___ DATA SECTION ___

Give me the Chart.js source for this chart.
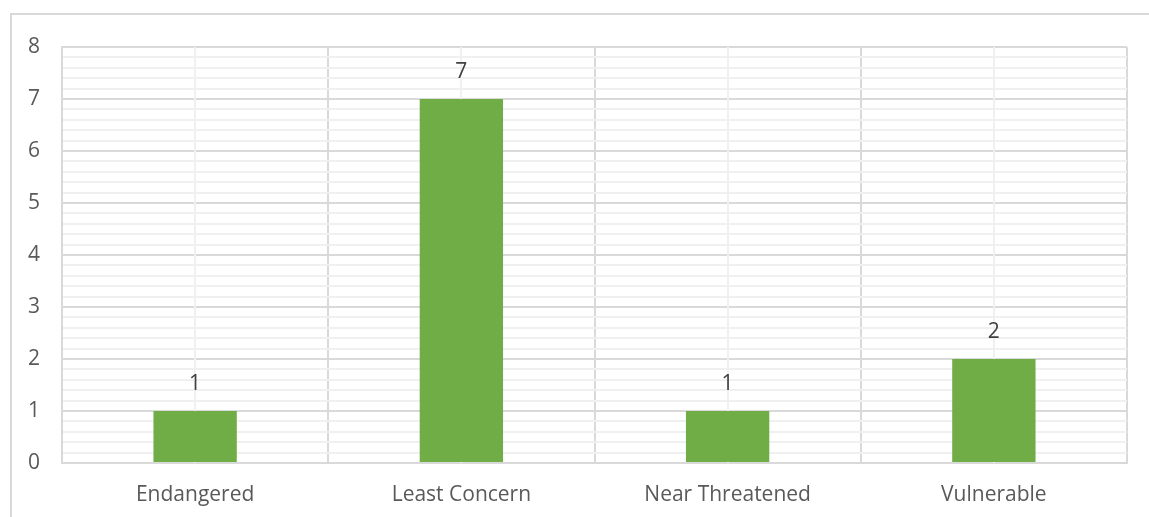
<!DOCTYPE html>
<html>
<head>
<meta charset="utf-8">
<script src="https://cdn.jsdelivr.net/npm/chart.js@4"></script>
<style>
  html, body { margin: 0; padding: 0; background: #ffffff; }
  #wrap { width: 1149px; height: 517px; }
</style>
</head>
<body>
<div id="wrap"><canvas id="c" width="1149" height="517"></canvas></div>
<script>
// Species count per conservation status
const categories = ['Endangered', 'Least Concern', 'Near Threatened', 'Vulnerable'];
const counts = [1, 7, 1, 2];
const yTickValues = [0, 1, 2, 3, 4, 5, 6, 7, 8];

const FONT = '"Open Sans", Lato, "Liberation Sans", sans-serif';
const isMajor = v => Math.abs(v - Math.round(v)) < 1e-6;

// Outer frame, minor vertical lines at category centres, value labels
const decor = {
  id: 'decor',
  beforeDraw(chart) {
    const ctx = chart.ctx;
    ctx.save();
    ctx.fillStyle = '#ffffff';
    ctx.fillRect(0, 0, chart.width, chart.height);
    ctx.strokeStyle = '#d9d9d9';
    ctx.lineWidth = 2;
    ctx.beginPath();
    ctx.moveTo(11, chart.height + 2);
    ctx.lineTo(11, 14);
    ctx.lineTo(chart.width + 2, 14);
    ctx.stroke();
    ctx.restore();
  },
  beforeDatasetsDraw(chart) {
    const ctx = chart.ctx;
    const x = chart.scales.x;
    const area = chart.chartArea;
    ctx.save();
    ctx.strokeStyle = '#f0f0f0';
    ctx.lineWidth = 2;
    categories.forEach((c, i) => {
      const px = Math.round(x.getPixelForValue(i));
      ctx.beginPath();
      ctx.moveTo(px, area.top);
      ctx.lineTo(px, area.bottom);
      ctx.stroke();
    });
    ctx.restore();
  },
  afterDatasetsDraw(chart) {
    const ctx = chart.ctx;
    const meta = chart.getDatasetMeta(0);
    ctx.save();
    ctx.fillStyle = '#404040';
    ctx.font = '21px ' + FONT;
    ctx.textAlign = 'center';
    ctx.textBaseline = 'alphabetic';
    meta.data.forEach((bar, i) => {
      ctx.fillText(String(counts[i]), bar.x, bar.y - 21);
    });
    ctx.restore();
  }
};

new Chart(document.getElementById('c'), {
  type: 'bar',
  data: {
    labels: categories,
    datasets: [{
      data: counts,
      backgroundColor: '#70ad47',
      borderWidth: 0,
      categoryPercentage: 1,
      barPercentage: 0.313
    }]
  },
  options: {
    responsive: false,
    animation: false,
    devicePixelRatio: 1,
    layout: { padding: { top: 47, right: 22, left: 0, bottom: 0 } },
    plugins: { legend: { display: false }, tooltip: { enabled: false } },
    scales: {
      x: {
        offset: true,
        grid: { offset: true, color: '#d9d9d9', lineWidth: 2, drawTicks: false },
        border: { color: '#d9d9d9', width: 2 },
        ticks: { color: '#595959', font: { family: FONT, size: 21 }, padding: 19 },
        afterFit(s) { s.height = 54; }
      },
      y: {
        min: 0,
        max: 8,
        grid: {
          drawTicks: false,
          color: c => isMajor(c.tick.value) ? '#d9d9d9' : '#f0f0f0',
          lineWidth: 2
        },
        border: { color: '#d9d9d9', width: 2 },
        ticks: {
          stepSize: 0.2,
          autoSkip: false,
          color: '#595959',
          font: { family: FONT, size: 21 },
          padding: 22,
          callback: v => {
            const r = Math.round(v);
            return isMajor(v) && yTickValues.includes(r) ? String(r) : '';
          }
        },
        afterFit(s) { s.width = 62; }
      }
    }
  },
  plugins: [decor]
});
</script>
</body>
</html>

___

- _EXERCISE_: Copy the material exactly. Do not include the pictures.

- _OUTPUT OF THE EXERCISE_:
Give me the Chart.js source for this chart.
<!DOCTYPE html>
<html>
<head>
<meta charset="utf-8">
<script src="https://cdn.jsdelivr.net/npm/chart.js@4"></script>
<style>
  html, body { margin: 0; padding: 0; background: #ffffff; }
  #wrap { width: 1149px; height: 517px; }
</style>
</head>
<body>
<div id="wrap"><canvas id="c" width="1149" height="517"></canvas></div>
<script>
// Species count per conservation status
const categories = ['Endangered', 'Least Concern', 'Near Threatened', 'Vulnerable'];
const counts = [1, 7, 1, 2];
const yTickValues = [0, 1, 2, 3, 4, 5, 6, 7, 8];

const FONT = '"Open Sans", Lato, "Liberation Sans", sans-serif';
const isMajor = v => Math.abs(v - Math.round(v)) < 1e-6;

// Outer frame, minor vertical lines at category centres, value labels
const decor = {
  id: 'decor',
  beforeDraw(chart) {
    const ctx = chart.ctx;
    ctx.save();
    ctx.fillStyle = '#ffffff';
    ctx.fillRect(0, 0, chart.width, chart.height);
    ctx.strokeStyle = '#d9d9d9';
    ctx.lineWidth = 2;
    ctx.beginPath();
    ctx.moveTo(11, chart.height + 2);
    ctx.lineTo(11, 14);
    ctx.lineTo(chart.width + 2, 14);
    ctx.stroke();
    ctx.restore();
  },
  beforeDatasetsDraw(chart) {
    const ctx = chart.ctx;
    const x = chart.scales.x;
    const area = chart.chartArea;
    ctx.save();
    ctx.strokeStyle = '#f0f0f0';
    ctx.lineWidth = 2;
    categories.forEach((c, i) => {
      const px = Math.round(x.getPixelForValue(i));
      ctx.beginPath();
      ctx.moveTo(px, area.top);
      ctx.lineTo(px, area.bottom);
      ctx.stroke();
    });
    ctx.restore();
  },
  afterDatasetsDraw(chart) {
    const ctx = chart.ctx;
    const meta = chart.getDatasetMeta(0);
    ctx.save();
    ctx.fillStyle = '#404040';
    ctx.font = '21px ' + FONT;
    ctx.textAlign = 'center';
    ctx.textBaseline = 'alphabetic';
    meta.data.forEach((bar, i) => {
      ctx.fillText(String(counts[i]), bar.x, bar.y - 21);
    });
    ctx.restore();
  }
};

new Chart(document.getElementById('c'), {
  type: 'bar',
  data: {
    labels: categories,
    datasets: [{
      data: counts,
      backgroundColor: '#70ad47',
      borderWidth: 0,
      categoryPercentage: 1,
      barPercentage: 0.313
    }]
  },
  options: {
    responsive: false,
    animation: false,
    devicePixelRatio: 1,
    layout: { padding: { top: 47, right: 22, left: 0, bottom: 0 } },
    plugins: { legend: { display: false }, tooltip: { enabled: false } },
    scales: {
      x: {
        offset: true,
        grid: { offset: true, color: '#d9d9d9', lineWidth: 2, drawTicks: false },
        border: { color: '#d9d9d9', width: 2 },
        ticks: { color: '#595959', font: { family: FONT, size: 21 }, padding: 19 },
        afterFit(s) { s.height = 54; }
      },
      y: {
        min: 0,
        max: 8,
        grid: {
          drawTicks: false,
          color: c => isMajor(c.tick.value) ? '#d9d9d9' : '#f0f0f0',
          lineWidth: 2
        },
        border: { color: '#d9d9d9', width: 2 },
        ticks: {
          stepSize: 0.2,
          autoSkip: false,
          color: '#595959',
          font: { family: FONT, size: 21 },
          padding: 22,
          callback: v => {
            const r = Math.round(v);
            return isMajor(v) && yTickValues.includes(r) ? String(r) : '';
          }
        },
        afterFit(s) { s.width = 62; }
      }
    }
  },
  plugins: [decor]
});
</script>
</body>
</html>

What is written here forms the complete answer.